I don’t know Christians who think that way.

The last is interspiritual okayness which just boils down to people of different faiths interacting. Again, so what? We can interact and we can also disagree. This happens regularly. People with different political persuasions could both volunteer at a soup kitchen for instance. I can happily interact with people of different faiths.

Now if this isn’t the main issue, what is?

The main issue is that we live in an age of rampant narcissism where people think they know everything about a subject just by having an opinion and they don’t need to do any study whatsoever. Tell these people to read a scholarly book? Forget it. They’re more interested in just what they can find on Google and Wikipedia. Unfortunately, without the necessary background knowledge, one does not know how to verify claims. This happens on both sides.

Religion, like many other topics, is not a simple topic and requires great study. Too many atheists think it’s just automatically nonsense. To be fair, too many Christians see persecution where it isn’t and can just as easily spread rumors and untrue accounts on Facebook and other social media.

We live in a culture where students at a university will not want a speaker to come who disagrees with what they already believe.
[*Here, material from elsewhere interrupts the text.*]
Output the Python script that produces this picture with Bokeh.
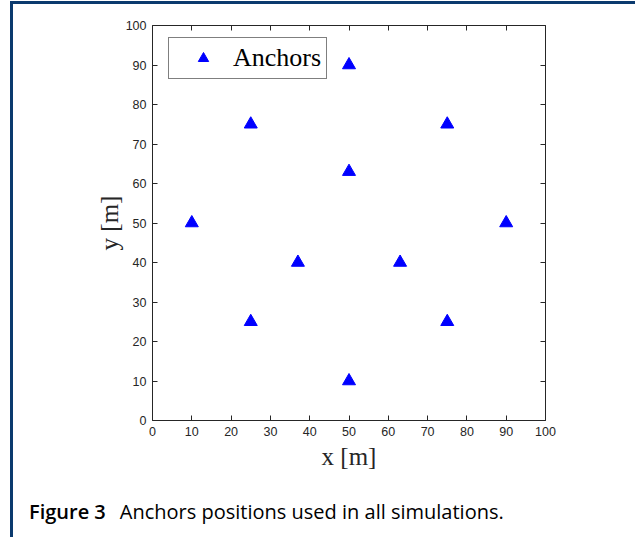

Look at what happened in Missouri recently with the complaining going on there. Our young people do not want to work for answers or anything else for that matter. They think everything should be delivered to their doorstep automatically. Of course, this isn’t across the board entirely, but too many fit into this viewpoint. They do not read. They just use the internet.

The problem is not the internet. The problem is the mindset of ignorance. Fundamentalists on both sides are increasing it, including people like Valerie Tarico.